Use Someone Else’s Sales Force
Especially if you have a small product business, you’re probably going to be better off trying to get a larger company or a distributor to sell your goods. Even if you could get sales reps or manufacturers’ reps to sell your product, it may be difficult to persuade companies to open a new account for you, and getting paid may tax your patience.
You will need a distributor with an outside sales force who will call on customers and push your product—not a wholesaler who typically stocks a very broad group of manufacturers and more or less waits for customers to send in orders. The terms “wholesaler” and “distributor” are often confused, and it’s difficult to judge how aggressively a distributor will push your products, so get references.
Manufacturers’ Reps Build Businesses
Manufacturers’ reps played a crucial role in building my book business and a lot of other businesses. Independent sales reps sell products for a number of different firms. They are paid on commission, so you’re not stuck with a high overhead for salaries and travel when sales are low, and they already have an entree with the prospects to whom you need to sell. Some manufacturers’ reps are self-employed, and some work for sales rep firms that employ a number of salespeople. Generally, manufacturers’ reps sell a lot fewer product lines than a distributor does and will push each line harder.
It’s up to you not just to find reps but also to really sell them continually on how hot your products are. Meet with them in person, tell them sales success stories, send them media clippings, send them sales samples, and pay them promptly.
Developing an Outside Sales Force Is Difficult
I hired my first salesperson to sell advertising for a tiny map business I started while still in college. I told her to call in every day with a progress report. Three weeks later she called in for the first time and reported that nobody was interested. She had lost her call reports, and she needed her paycheck!
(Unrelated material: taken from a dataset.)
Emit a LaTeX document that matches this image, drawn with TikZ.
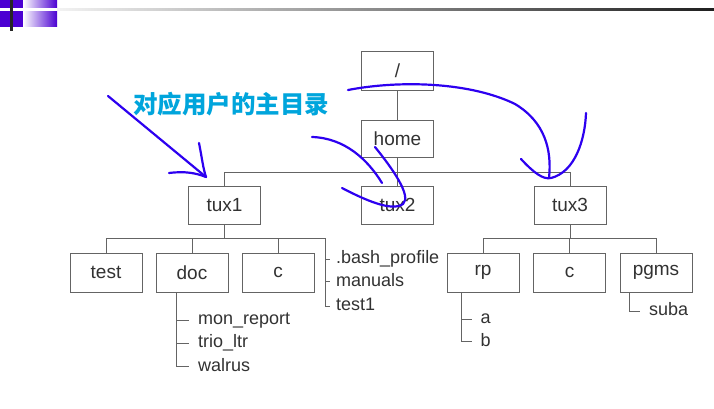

Believe me, it’s not easy starting up an outside sales force. It’s the most difficult and expensive sales solution by far, but the results can be great if it all clicks together. And often the most difficult outside person to manage and motivate is the first one! He or she has no other sales rep to talk to and compare notes with; plus, you probably don’t have a developed sales program or existing accounts to start with as a base and feel good about.
If you decide to hire outside salespeople, you’ll need to pay a base salary, not just commission, and keep really close tabs on them. For one, you want to make sure they’re really working. And two, even if they are highly experienced, you need to keep motivating them.
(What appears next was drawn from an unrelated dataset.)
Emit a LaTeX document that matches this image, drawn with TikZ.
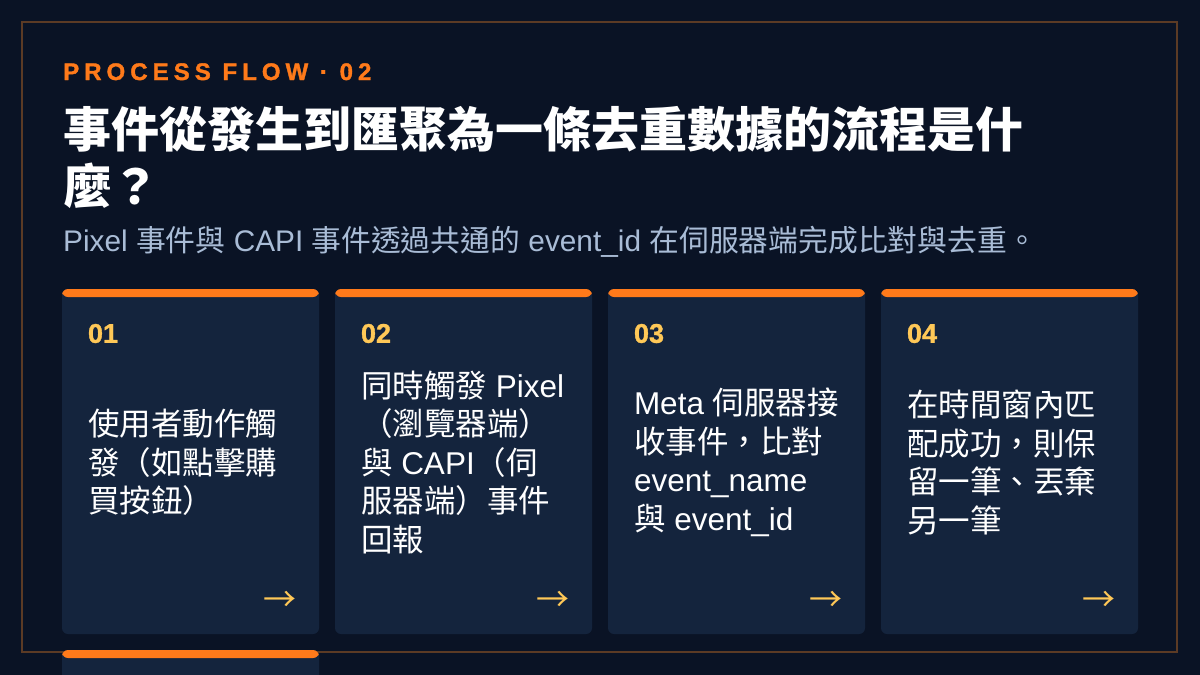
\documentclass[tikz,border=0pt]{standalone}
\usepackage{fontspec}
\setmainfont{Liberation Sans}
\newfontfamily\cjk{Noto Sans CJK TC}
\newfontfamily\kickfont[LetterSpace=21,BoldFeatures={FakeBold=1.5}]{Liberation Sans}
\newfontfamily\heavy[BoldFeatures={FakeBold=1.2}]{Liberation Sans}
\newcommand{\zh}[1]{{\cjk #1}}
\definecolor{pagebg}{HTML}{0A1325}
\definecolor{cardbg}{HTML}{14243D}
\definecolor{accent}{HTML}{FF7A1A}
\definecolor{gold}{HTML}{FFC857}
\definecolor{subtext}{HTML}{A9BCD6}
\definecolor{framec}{HTML}{5C3B25}

\begin{document}
\begin{tikzpicture}[x=1pt,y=-1pt,
    card/.style={fill=cardbg, rounded corners=6pt, inner sep=0pt,
      minimum width=257pt, minimum height=345pt,
      path picture={\fill[accent] (path picture bounding box.north west)
        rectangle ([yshift=-8pt]path picture bounding box.north east);}},
    num/.style={anchor=base west, inner sep=0pt, text=gold,
      font=\heavy\fontsize{27}{27}\selectfont\bfseries},
    body/.style={anchor=west, inner sep=0pt, text=white, align=left,
      font=\fontsize{31.5}{38.5}\selectfont},
    go/.style={anchor=east, inner sep=0pt, text=gold,
      font=\cjk\fontsize{33}{33}\selectfont}]
  \clip (0,0) rectangle (1200,675);
  \fill[pagebg] (0,0) rectangle (1200,675);
  \draw[framec, line width=1.5pt] (22,22) rectangle (1177,652);

  % heading
  \node[anchor=base west, inner sep=0pt, text=accent,
    font=\kickfont\fontsize{24}{24}\selectfont\bfseries] (kicker) at (63,80) {PROCESS FLOW · 02};
  \node[anchor=north west, inner sep=0pt, text=white, align=left,
    font=\cjk\fontsize{48}{57}\selectfont\bfseries] (title) at (63,106)
    {事件從發生到匯聚為一條去重數據的流程是什\\麼？};
  \node[anchor=base west, inner sep=0pt, text=subtext,
    font=\fontsize{29.8}{29.8}\selectfont] (sub) at (63,251)
    {Pixel \zh{事件與} CAPI \zh{事件透過共通的} event\_id \zh{在伺服器端完成比對與去重。}};

  % cards
  \foreach \i/\x in {1/190.5, 2/463.5, 3/736.5, 4/1009.5} {
    \node[card] (c\i) at (\x,461.5) {};
    \node[num] (n\i) at ([xshift=26pt,yshift=-54pt]c\i.north west) {0\i};
    \node[go] (a\i) at ([xshift=-23pt,yshift=33pt]c\i.south east) {→};
  }
  \node[card] (c5) at (190.5,822.5) {};

  \node[body] (t1) at ([xshift=26pt,yshift=-1pt]c1.west)
    {\zh{使用者動作觸}\\\zh{發（如點擊購}\\\zh{買按鈕）}};
  \node[body] (t2) at ([xshift=26pt,yshift=-1pt]c2.west)
    {\zh{同時觸發} Pixel\\\zh{（瀏覽器端）}\\\zh{與} CAPI\zh{（伺}\\\zh{服器端）事件}\\\zh{回報}};
  \node[body] (t3) at ([xshift=26pt,yshift=-1pt]c3.west)
    {Meta \zh{伺服器接}\\\zh{收事件，比對}\\event\_name\\\zh{與} event\_id};
  \node[body] (t4) at ([xshift=26pt,yshift=-1pt]c4.west)
    {\zh{在時間窗內匹}\\\zh{配成功，則保}\\\zh{留一筆、丟棄}\\\zh{另一筆}};
\end{tikzpicture}
\end{document}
Although it is difficult and expensive to build your own successful outside sales force, the payoff can be gigantic. Your own dedicated outside sales force is often one of the most powerful tools to building a huge business. But it’s not an endeavor you should dive into until your business has built up solid momentum and the resources to support it.
Inside Sales Is Easier to Manage
Managing and motivating inside or phone salespeople is a lot easier than putting together an outside sales force. You can contact a lot more prospects for a lot less money, and you’ll save a lot by avoiding travel costs. Of course, some products are too big a decision and too complex to close without an in-person visit, but the majority of products and services can be closed over the phone. And increasingly, companies are comfortable buying products just by email or instant messaging.
For phone sales, hire people who are articulate. Test them by role-playing a sales scenario before you bring them on board. Pay them an hourly or a weekly base wage plus a bonus based on results. In addition, consider impromptu contests like “The next sale gets an extra $50 or a pair of movie tickets!” If you really need to close sales in person, you may want to have phone salespeople find and qualify leads, and then send a more experienced salesperson, or yourself, to close the sale.
Takeaways You Can Use
- The sales force decision is a big deal for your business.
- Don’t choose your sales method by default.
- Carefully examine what mix of sales force alternatives will work for you.
- Reevaluate and test different methods.